Friday, February 29, 2008

Evangelical Politics Looking Different

For a time David Kuo headed President Bush's White House effort on faith-based initiatives. He sees a shift underway in the politics of evangelicals. They are becoming more progressive and less political:
...For all the talk about evangelicals moving to the Democratic Party, early evidence of this is scarce. Poll after poll has shown extreme evangelical distaste for Clinton, and there is scant statistical evidence to suggest that evangelicals are rushing to Obama.

Times may be changing, however, with younger evangelicals leading the way across the aisle. When a recent poll by Relevant, a magazine targeting evangelicals under 25, asked respondents who they believed "Jesus would vote for," a plurality said Obama. They also said they thought that Bill Clinton was a better president than George W. Bush has been and that illegal immigration was the most important issue facing the next president. "Young Christians simply don't seem to feel a connection to the traditional religious right," says Cameron Strang, the magazine's founder and publisher. "Many differ strongly on domestic policy issues - namely issues that affect the poor - and are dissatisfied with America's foreign policy and the war."

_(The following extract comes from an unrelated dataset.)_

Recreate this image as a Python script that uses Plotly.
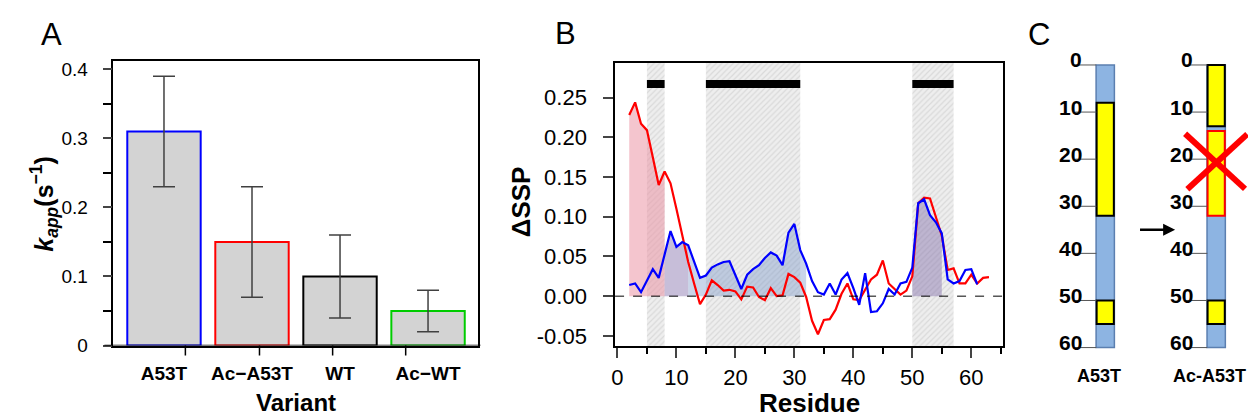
import plotly.graph_objects as go

W, H = 1256, 420
FONT = "Liberation Sans"

# ---------------- panel A data ----------------
variants = ["A53T", "Ac\u2212A53T", "WT", "Ac\u2212WT"]
kapp = [0.31, 0.15, 0.10, 0.05]
kapp_err_hi = [0.08, 0.08, 0.06, 0.03]
kapp_err_lo = [0.08, 0.08, 0.06, 0.03]
bar_edge = ["#0000FF", "#FF0000", "#000000", "#00CC00"]
a_tick_pos = [0.243, 1.085, 1.916, 2.746]   # R axis ticks, not aligned to bars

# ---------------- panel B data ----------------
res_red = list(range(2, 64))
dssp_red = [0.228, 0.244, 0.217, 0.209, 0.175, 0.140, 0.157, 0.142, 0.110, 0.076,
            0.043, 0.016, -0.010, 0.002, 0.020, 0.014, 0.007, 0.008, 0.006, -0.004,
            0.012, 0.011, -0.001, -0.005, 0.010, 0.000, 0.001, 0.028, 0.024, 0.017,
            -0.001, -0.031, -0.048, -0.030, -0.029, -0.017, 0.003, 0.016, -0.004, -0.005,
            0.009, 0.021, 0.027, 0.045, 0.016, 0.009, 0.002, 0.007, 0.025, 0.117,
            0.124, 0.123, 0.100, 0.076, 0.033, 0.035, 0.016, 0.016, 0.027, 0.016,
            0.023, 0.024]
res_blue = list(range(2, 62))
dssp_blue = [0.014, 0.016, 0.005, 0.019, 0.034, 0.023, 0.052, 0.082, 0.062, 0.068,
             0.064, 0.043, 0.023, 0.026, 0.036, 0.040, 0.043, 0.044, 0.027, 0.009,
             0.027, 0.034, 0.039, 0.048, 0.055, 0.051, 0.039, 0.080, 0.091, 0.058,
             0.041, 0.019, 0.005, 0.002, 0.016, 0.002, 0.021, 0.029, 0.010, -0.011,
             0.029, -0.020, -0.019, -0.009, 0.009, 0.002, 0.016, 0.018, 0.036, 0.117,
             0.122, 0.102, 0.093, 0.079, 0.021, 0.016, 0.019, 0.033, 0.034, 0.015]
helix_ranges = [(5, 8), (15, 31), (50, 57)]
# shaded areas under the curves: (first residue, last residue, curve, colour)
fill_ranges = [(2, 8, "red", "rgba(235,150,165,0.55)"),
               (8, 12, "blue", "rgba(130,110,170,0.45)"),
               (12, 32, "blue", "rgba(120,150,200,0.40)"),
               (50, 55, "blue", "rgba(130,110,170,0.45)")]
b_yrange = [-0.0627, 0.294]
b_yticks = [-0.05, 0.00, 0.05, 0.10, 0.15, 0.20, 0.25]

# ---------------- panel C data ----------------
c_columns = ["A53T", "Ac-A53T"]
c_length = 60
c_ticks = [0, 10, 20, 30, 40, 50, 60]
# helix segments per column: (start, end, outline)
c_segments = [[(8, 32, "black"), (50, 55, "black")],
              [(0, 13, "black"), (14, 32, "red"), (50, 55, "black")]]
cross_residue = 20.5


def px_x(p):
    return p / W


def px_y(p):
    return (H - p) / H


fig = go.Figure()

# ---- A: bars with error bars
fig.add_trace(go.Bar(
    x=list(range(len(variants))), y=kapp, width=0.834,
    marker=dict(color="#D3D3D3", line=dict(color=bar_edge, width=2)),
    error_y=dict(type="data", array=kapp_err_hi, arrayminus=kapp_err_lo,
                 color="#404040", thickness=1.5, width=11),
    xaxis="x", yaxis="y"))

# ---- B: hatched helix bands
for a, b in helix_ranges:
    fig.add_trace(go.Scatter(
        x=[a, b, b, a, a], y=[b_yrange[0], b_yrange[0], b_yrange[1], b_yrange[1], b_yrange[0]],
        mode="lines", line=dict(width=0), fill="toself", fillcolor="#ececec",
        fillpattern=dict(shape="/", bgcolor="#eeeeee", fgcolor="#c4c4c4", size=4, solidity=0.3),
        xaxis="x2", yaxis="y2", hoverinfo="skip"))

curves = {"red": (res_red, dssp_red), "blue": (res_blue, dssp_blue)}
for r0, r1, which, col in fill_ranges:
    rx, ry = curves[which]
    xs = [r for r in rx if r0 <= r <= r1]
    ys = [v for r, v in zip(rx, ry) if r0 <= r <= r1]
    fig.add_trace(go.Scatter(x=xs, y=ys, mode="lines", line=dict(width=0),
                             fill="tozeroy", fillcolor=col, xaxis="x2", yaxis="y2",
                             hoverinfo="skip"))

fig.add_trace(go.Scatter(x=res_red, y=dssp_red, mode="lines",
                         line=dict(color="#FF0000", width=2.2), xaxis="x2", yaxis="y2"))
fig.add_trace(go.Scatter(x=res_blue, y=dssp_blue, mode="lines",
                         line=dict(color="#0000FF", width=2.2), xaxis="x2", yaxis="y2"))

shapes = []
for a, b in helix_ranges:
    shapes.append(dict(type="rect", xref="x2", yref="y2", x0=a, x1=b, y0=0.262, y1=0.272,
                       fillcolor="black", line=dict(width=0)))
shapes.append(dict(type="line", xref="x2 domain", yref="y2", x0=0, x1=1, y0=0, y1=0,
                   line=dict(color="black", width=1, dash="dash")))
# A: R-style x ticks and baseline
for t in a_tick_pos:
    shapes.append(dict(type="line", xref="x", yref="paper", x0=t, x1=t,
                       y0=px_y(346.3), y1=px_y(356.5), line=dict(color="black", width=1.5)))
shapes.append(dict(type="line", xref="paper", yref="y", x0=px_x(92.7), x1=px_x(470),
                   y0=0, y1=0, line=dict(color="black", width=1.5)))

# ---- C: residue columns
for i, segs in enumerate(c_segments):
    fig.add_trace(go.Bar(x=[i], y=[c_length], base=[0], width=0.165,
                         marker=dict(color="#8DB4E2", line=dict(color="#5B7FB0", width=1.5)),
                         xaxis="x3", yaxis="y3"))
    for s, e, edge in segs:
        fig.add_trace(go.Bar(x=[i], y=[e - s], base=[s], width=0.155,
                             marker=dict(color="#FFFF00", line=dict(color=edge, width=2)),
                             xaxis="x3", yaxis="y3"))
    lx, ly = [], []
    for t in c_ticks:
        lx += [i - 0.27, i - 0.08, None]
        ly += [t, t, None]
    fig.add_trace(go.Scatter(x=lx, y=ly, mode="lines", line=dict(color="#555555", width=1),
                             xaxis="x3", yaxis="y3"))

# red cross over the disrupted helix
fig.add_trace(go.Scatter(x=[1 - 0.28, 1 + 0.26, None, 1 + 0.28, 1 - 0.26],
                         y=[cross_residue - 5.9, cross_residue + 5.8, None,
                            cross_residue - 5.8, cross_residue + 5.9],
                         mode="lines", line=dict(color="#FF0000", width=6),
                         xaxis="x3", yaxis="y3"))

ann = []
for i, name in enumerate(c_columns):
    for t in c_ticks:
        ann.append(dict(x=i - 0.19, y=t, xref="x3", yref="y3", text="<b>%d</b>" % t,
                        showarrow=False, xanchor="right", yanchor="middle", yshift=5,
                        font=dict(size=21, color="black")))
    ann.append(dict(x=i - 0.06, y=px_y(378), xref="x3", yref="paper", text="<b>%s</b>" % name,
                    showarrow=False, xanchor="center", yanchor="middle",
                    font=dict(size=18, color="black")))
ann.append(dict(x=0.63, y=35, ax=0.30, ay=35, xref="x3", yref="y3", axref="x3", ayref="y3",
                text="", showarrow=True, arrowhead=2, arrowsize=1, arrowwidth=2.4,
                arrowcolor="black"))

# panel letters and axis titles
ann += [
    dict(x=px_x(40), y=px_y(25), text="A", font=dict(size=31)),
    dict(x=px_x(555), y=px_y(24), text="B", font=dict(size=31)),
    dict(x=px_x(1030), y=px_y(25), text="C", font=dict(size=31)),
    dict(x=px_x(32), y=px_y(200), textangle=-90,
         text="<b><i>k</i><sub><i>app</i></sub>(s<sup>\u22121</sup>)</b>", font=dict(size=25)),
    dict(x=px_x(285), y=px_y(405), text="<b>Variant</b>", font=dict(size=24)),
    dict(x=px_x(510), y=px_y(198), textangle=-90, text="<b>\u0394SSP</b>", font=dict(size=26)),
    dict(x=px_x(800), y=px_y(406), text="<b>Residue</b>", font=dict(size=26)),
]
for a in ann:
    if "xref" not in a:
        a.update(xref="paper", yref="paper", showarrow=False,
                 xanchor="center", yanchor="middle")
    a.setdefault("font", {})
    a["font"].setdefault("color", "black")

box = dict(showline=True, mirror=True, linecolor="black", linewidth=1.5,
           showgrid=False, zeroline=False)

fig.update_layout(
    width=W, height=H, margin=dict(l=0, r=0, t=0, b=0),
    paper_bgcolor="white", plot_bgcolor="white", showlegend=False,
    barmode="overlay", font=dict(family=FONT, color="black"),
    xaxis=dict(domain=[px_x(101.7), px_x(467.7)], range=[-0.575, 3.57], anchor="y",
               tickmode="array", tickvals=list(range(len(variants))),
               ticktext=["<b>%s</b>" % v for v in variants],
               ticks="outside", ticklen=10, tickcolor="rgba(0,0,0,0)",
               tickfont=dict(size=19), **box),
    yaxis=dict(domain=[px_y(346.3), px_y(52.7)], range=[0, 0.4118], anchor="x",
               tick0=0, dtick=0.1, ticks="outside", ticklen=9, tickwidth=1.5,
               ticklabelstandoff=11,
               minor=dict(dtick=0.05, ticks="outside", ticklen=9, tickwidth=1.5,
                          tickcolor="black"),
               tickfont=dict(size=19), **box),
    xaxis2=dict(domain=[px_x(605), px_x(994.3)], range=[-0.4, 65.4], anchor="y2",
                tick0=0, dtick=10, ticks="outside", ticklen=10, tickwidth=1.5,
                minor=dict(dtick=5, ticks="outside", ticklen=6, tickwidth=1.5,
                           tickcolor="black"),
                ticklabelstandoff=1, tickfont=dict(size=22), **box),
    yaxis2=dict(domain=[px_y(346.7), px_y(54.3)], range=b_yrange, anchor="x2",
                tickmode="array", tickvals=b_yticks, ticktext=["%.2f" % v for v in b_yticks],
                ticks="outside", ticklen=10, tickwidth=1.5, ticklabelstandoff=12,
                tickfont=dict(size=22), **box),
    xaxis3=dict(domain=[0.8, 1.0], range=[-0.826, 1.431], anchor="y3", visible=False),
    yaxis3=dict(domain=[0.1, 0.95], range=[66.1, -7.35], anchor="x3", visible=False),
    shapes=shapes, annotations=ann,
)

fig.write_html("out.html")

The new movement is likely to be more spiritually cautious and politically shrewd. As Bush's presidency has foundered, evangelicals have started to take spiritual stock of their passionate support for their evangelical pastor in chief. First came the retreat. A review of Federal Elections Commission data from last fall revealed that only 30 percent of those who gave campaign money in 2004 contributed this time around to the campaigns of McCain, Huckabee, Romney, Giuliani or any of the other GOP candidates.

More significantly, preachers galore started telling their congregations to just say no to partisan politics. At the New Life Church in Colorado Springs, Colo., the pastor who succeeded the uber-political Ted Haggard has declared his pulpit "politics free." In Minnesota, evangelical mega-church pastor Greg Boyd preaches that the radical life of a Christian doesn't include politics. Meanwhile, evangelicalism's biggest star, Rick Warren, is decidedly absent from domestic politics, preferring to spend his time working on HIV/AIDS in Africa.

1 comment:

ProgressiveChurchlady said...

Well, this is good news for the politically progressive folks!

When clergy, like Boyd, talk about Christianity being apolitical I just scratch my head and ask myself, "What version of Jesus' life are they reading anyway?"

As distasteful as politics are at times--most times--it just seems that we are compelled to participate in some fashion. Although we might want religion out of our politics, it is hard to keep politics out of our religion if you consider yourself a Christian (inthe sense that Jesus is a role model and his life helping you to make your life choices).